The testing results of the whole dataset is empty

Question

The testing results of the whole dataset is empty

blowhen opened this issue 2 years ago · comments

Integrating Na into mmdetection can run, but it keeps reporting errors,The testing results of the whole dataset is empty According to the solution of mmdetection, the learning rate is modified, and there is still no verification set result

blowhen · Answer 1 · Fri May 13 2022 10:31:50 GMT+0800 (China Standard Time)

And the data set is normal

Ali Hassani · Answer 2 · Fri May 13 2022 10:56:47 GMT+0800 (China Standard Time)

Hello and thank you for your interest.
This error typically occurs when there's a gradient explosion, so the model starts producing results that can't be correctly validated. It's usually not a dataset issue, but it could be an environment issue. Can you share your environment details (i.e. Python version, torch, torchvision, mmcv, mmdetection, ninja versions specifically)?

blowhen · Answer 3 · Fri May 13 2022 11:12:07 GMT+0800 (China Standard Time)

python3.7
torch1.7.1
torchvision0.8.2
mmcv-full 1.5.0
mmdetection v2.24.1
ninja 1.10.2.3

I adjusted that warm up doesn't work, and the computer supports cuda11.2

blowhen · Answer 4 · Fri May 13 2022 11:15:32 GMT+0800 (China Standard Time)

I mean, I'm using cuda11 0, this computer supports up to 11.2

Ali Hassani · Answer 5 · Fri May 13 2022 11:35:24 GMT+0800 (China Standard Time)

Have you tried using the recommended environment?
Using the same versions specifically matters in reproducibility. Especially since we haven't verified that the kernel operates as expected in torch versions below 1.8.

blowhen · Answer 6 · Fri May 13 2022 12:03:23 GMT+0800 (China Standard Time)

Running the base version on the a6000, the result of the verification set can be obtained, but occasionally there is no result, but running the mini and tiny versions has no result of the verification set

blowhen · Answer 7 · Fri May 13 2022 12:05:50 GMT+0800 (China Standard Time)
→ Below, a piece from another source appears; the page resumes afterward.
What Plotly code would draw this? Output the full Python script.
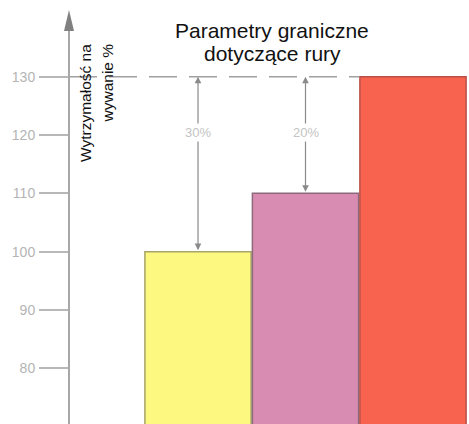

Moreover, the operation of mini and tiny versions is a little strange, that is, there are verification set results in the first three rounds, and there are no results in the following rounds

Ali Hassani · Answer 8 · Fri May 13 2022 12:17:48 GMT+0800 (China Standard Time)

Again, the no results warning in mmcv just generally points to training collapsing. Based on the versions you shared I wouldn't be too surprised if those were the root of the issue, because different torch/mmcv versions tend to work differently, and we trained all of our models with torch 1.11.

blowhen · Answer 9 · Fri May 13 2022 12:22:12 GMT+0800 (China Standard Time)

OK, I'll try another computer and I'll feed back the relevant results in real time. Thank you for your answer!

Ali Hassani · Answer 10 · Fri May 13 2022 12:59:42 GMT+0800 (China Standard Time)

You don't have to try another machine, you can simply set up a virtual environment and use the requriements.txt file provided to install the recommended versions of torch, mmcv and the like.

blowhen · Answer 11 · Fri May 13 2022 15:04:01 GMT+0800 (China Standard Time)

I know what you mean. I've tried the recommended environment again,
cuda11.3
torch1.11
mmcv-full 1.4.8
mmdetection v2.24.1
ninja 1.10.2.3
But the first three rounds have results, but the later ones still have no results.
This problem has been bothered for two or three days. How can I solve it?

Ali Hassani · Answer 12 · Fri May 13 2022 15:13:14 GMT+0800 (China Standard Time)

Please note that this is still not the recommended environment, you're still on the wrong mmdet version. This is the correct setup:

torch==1.11.0+cu113
torchvision==0.12.0+cu113
mmcv-full==1.4.8
mmdet==2.19.0
ninja==1.10.2.3

It would also be more helpful if you could provide a log and the command you're trying to run if it occurs with these settings.

Ali Hassani · Answer 13 · Fri May 13 2022 16:06:25 GMT+0800 (China Standard Time)

I'm not sure why you're trying to build mmdet from scratch. All you need to do after setting up and activating the python environment is to do pip3 -r requirements.txt, and then run with the scripts provided. You don't have to build mmdet from scratch, and that is not recommended.

Ali Hassani · Answer 14 · Thu May 26 2022 00:29:11 GMT+0800 (China Standard Time)

Closing this due to inactivity. If you still have questions feel free to open it back up.